------ Dataset section

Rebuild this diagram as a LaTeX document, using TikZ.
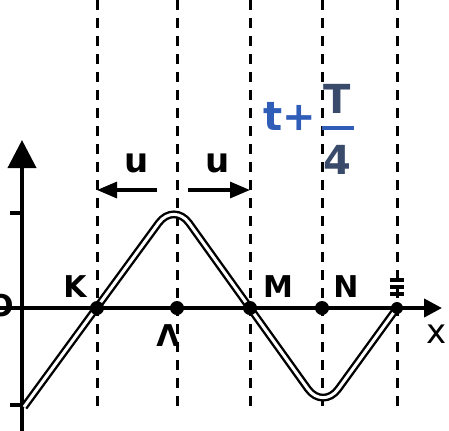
\documentclass[tikz,border=0pt]{standalone}
\usepackage{fontspec}
\setmainfont{DejaVu Sans}
\usetikzlibrary{arrows.meta}
\definecolor{penblue}{HTML}{2F5DB8}
\definecolor{penfrac}{HTML}{3A4A6A}
\tikzset{
  guide/.style={line width=1.5pt, dash pattern=on 5pt off 4pt},
  axis/.style={line width=2pt},
  wave/.style={double=white, double distance=1.5pt, line width=1.2pt, rounded corners=13pt, line join=round},
  lbl/.style={font=\fontsize{15}{18}\selectfont\bfseries, inner sep=0pt},
  ulbl/.style={font=\fontsize{17}{20}\selectfont\bfseries, inner sep=0pt},
  pt/.style={circle, fill=black, inner sep=0pt, minimum size=7pt},
  uarrow/.style={line width=1.6pt, -{Triangle[length=10pt,width=8pt]}}
}
\begin{document}
\begin{tikzpicture}[x=0.5pt,y=-0.5pt]
\useasboundingbox (0,0) rectangle (449,430);
% vertical dashed guide lines
\foreach \n/\x in {gK/97, gA/177, gM/250, gN/322, gE/397}{
  \coordinate (\n t) at (\x,0);
  \coordinate (\n b) at (\x,410);
  \draw[guide] (\n t) -- (\n b);
}
% axes
\coordinate (ybot) at (22,432);
\coordinate (ytop) at (22,140);
\coordinate (xl) at (0,308);
\coordinate (xr) at (442,308);
\draw[axis, -{Triangle[length=14pt,width=14pt]}] (ybot) -- (ytop);
\draw[axis, -{Triangle[length=9pt,width=9pt]}] (xl) -- (xr);
\coordinate (t1a) at (10,213); \coordinate (t1b) at (22,213);
\coordinate (t2a) at (10,405); \coordinate (t2b) at (22,405);
\draw[axis] (t1a) -- (t1b);
\draw[axis] (t2a) -- (t2b);
% wave
\coordinate (w0) at (24,407);
\coordinate (w1) at (174,202);
\coordinate (w2) at (323,410);
\coordinate (w3) at (397,308);
\draw[wave] (w0) -- (w1) -- (w2) -- (w3);
% points
\node[pt] (K) at (97,308) {};
\node[pt] (A) at (177,308) {};
\node[pt] (M) at (250,308) {};
\node[pt] (N) at (322,308) {};
\node[pt, minimum size=6pt] (E) at (397,308) {};
% labels
\node[lbl] (lK) at (75,287) {K};
\node[lbl] (lA) at (168,336) {Λ};
\node[lbl] (lM) at (278,287) {M};
\node[lbl] (lN) at (346,287) {N};
\node[lbl, font=\fontsize{17}{20}\selectfont] (lx) at (437,334) {x};
\node[lbl] (lO) at (1,306) {O};
\coordinate (e1a) at (390,280); \coordinate (e1b) at (404,280);
\coordinate (e2a) at (390,287); \coordinate (e2b) at (404,287);
\coordinate (e3a) at (390,294); \coordinate (e3b) at (404,294);
\draw[line width=1.6pt] (e1a) -- (e1b) (e2a) -- (e2b) (e3a) -- (e3b);
% u arrows
\coordinate (u1s) at (157,190); \coordinate (u1e) at (97,190);
\coordinate (u2s) at (188,190); \coordinate (u2e) at (250,190);
\draw[uarrow] (u1s) -- (u1e);
\draw[uarrow] (u2s) -- (u2e);
\node[ulbl] (u1) at (137,163) {u};
\node[ulbl] (u2) at (218,163) {u};
% t + T/4
\node[font=\fontsize{20}{24}\selectfont\bfseries, text=penblue, inner sep=0pt] (tp) at (290,116) {t+};
\node[font=\fontsize{20}{24}\selectfont\bfseries, text=penfrac, inner sep=0pt] (fT) at (337,99) {T};
\node[font=\fontsize{20}{24}\selectfont\bfseries, text=penfrac, inner sep=0pt] (f4) at (337,160) {4};
\coordinate (fba) at (322,128); \coordinate (fbb) at (354,128);
\draw[penblue, line width=1.6pt] (fba) -- (fbb);
\end{tikzpicture}
\end{document}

------------

> Task details: Leave out the pictures and transcribe everything else exactly.

> Exercise solution:
Rebuild this diagram as a LaTeX document, using TikZ.
\documentclass[tikz,border=0pt]{standalone}
\usepackage{fontspec}
\setmainfont{DejaVu Sans}
\usetikzlibrary{arrows.meta}
\definecolor{penblue}{HTML}{2F5DB8}
\definecolor{penfrac}{HTML}{3A4A6A}
\tikzset{
  guide/.style={line width=1.5pt, dash pattern=on 5pt off 4pt},
  axis/.style={line width=2pt},
  wave/.style={double=white, double distance=1.5pt, line width=1.2pt, rounded corners=13pt, line join=round},
  lbl/.style={font=\fontsize{15}{18}\selectfont\bfseries, inner sep=0pt},
  ulbl/.style={font=\fontsize{17}{20}\selectfont\bfseries, inner sep=0pt},
  pt/.style={circle, fill=black, inner sep=0pt, minimum size=7pt},
  uarrow/.style={line width=1.6pt, -{Triangle[length=10pt,width=8pt]}}
}
\begin{document}
\begin{tikzpicture}[x=0.5pt,y=-0.5pt]
\useasboundingbox (0,0) rectangle (449,430);
% vertical dashed guide lines
\foreach \n/\x in {gK/97, gA/177, gM/250, gN/322, gE/397}{
  \coordinate (\n t) at (\x,0);
  \coordinate (\n b) at (\x,410);
  \draw[guide] (\n t) -- (\n b);
}
% axes
\coordinate (ybot) at (22,432);
\coordinate (ytop) at (22,140);
\coordinate (xl) at (0,308);
\coordinate (xr) at (442,308);
\draw[axis, -{Triangle[length=14pt,width=14pt]}] (ybot) -- (ytop);
\draw[axis, -{Triangle[length=9pt,width=9pt]}] (xl) -- (xr);
\coordinate (t1a) at (10,213); \coordinate (t1b) at (22,213);
\coordinate (t2a) at (10,405); \coordinate (t2b) at (22,405);
\draw[axis] (t1a) -- (t1b);
\draw[axis] (t2a) -- (t2b);
% wave
\coordinate (w0) at (24,407);
\coordinate (w1) at (174,202);
\coordinate (w2) at (323,410);
\coordinate (w3) at (397,308);
\draw[wave] (w0) -- (w1) -- (w2) -- (w3);
% points
\node[pt] (K) at (97,308) {};
\node[pt] (A) at (177,308) {};
\node[pt] (M) at (250,308) {};
\node[pt] (N) at (322,308) {};
\node[pt, minimum size=6pt] (E) at (397,308) {};
% labels
\node[lbl] (lK) at (75,287) {K};
\node[lbl] (lA) at (168,336) {Λ};
\node[lbl] (lM) at (278,287) {M};
\node[lbl] (lN) at (346,287) {N};
\node[lbl, font=\fontsize{17}{20}\selectfont] (lx) at (437,334) {x};
\node[lbl] (lO) at (1,306) {O};
\coordinate (e1a) at (390,280); \coordinate (e1b) at (404,280);
\coordinate (e2a) at (390,287); \coordinate (e2b) at (404,287);
\coordinate (e3a) at (390,294); \coordinate (e3b) at (404,294);
\draw[line width=1.6pt] (e1a) -- (e1b) (e2a) -- (e2b) (e3a) -- (e3b);
% u arrows
\coordinate (u1s) at (157,190); \coordinate (u1e) at (97,190);
\coordinate (u2s) at (188,190); \coordinate (u2e) at (250,190);
\draw[uarrow] (u1s) -- (u1e);
\draw[uarrow] (u2s) -- (u2e);
\node[ulbl] (u1) at (137,163) {u};
\node[ulbl] (u2) at (218,163) {u};
% t + T/4
\node[font=\fontsize{20}{24}\selectfont\bfseries, text=penblue, inner sep=0pt] (tp) at (290,116) {t+};
\node[font=\fontsize{20}{24}\selectfont\bfseries, text=penfrac, inner sep=0pt] (fT) at (337,99) {T};
\node[font=\fontsize{20}{24}\selectfont\bfseries, text=penfrac, inner sep=0pt] (f4) at (337,160) {4};
\coordinate (fba) at (322,128); \coordinate (fbb) at (354,128);
\draw[penblue, line width=1.6pt] (fba) -- (fbb);
\end{tikzpicture}
\end{document}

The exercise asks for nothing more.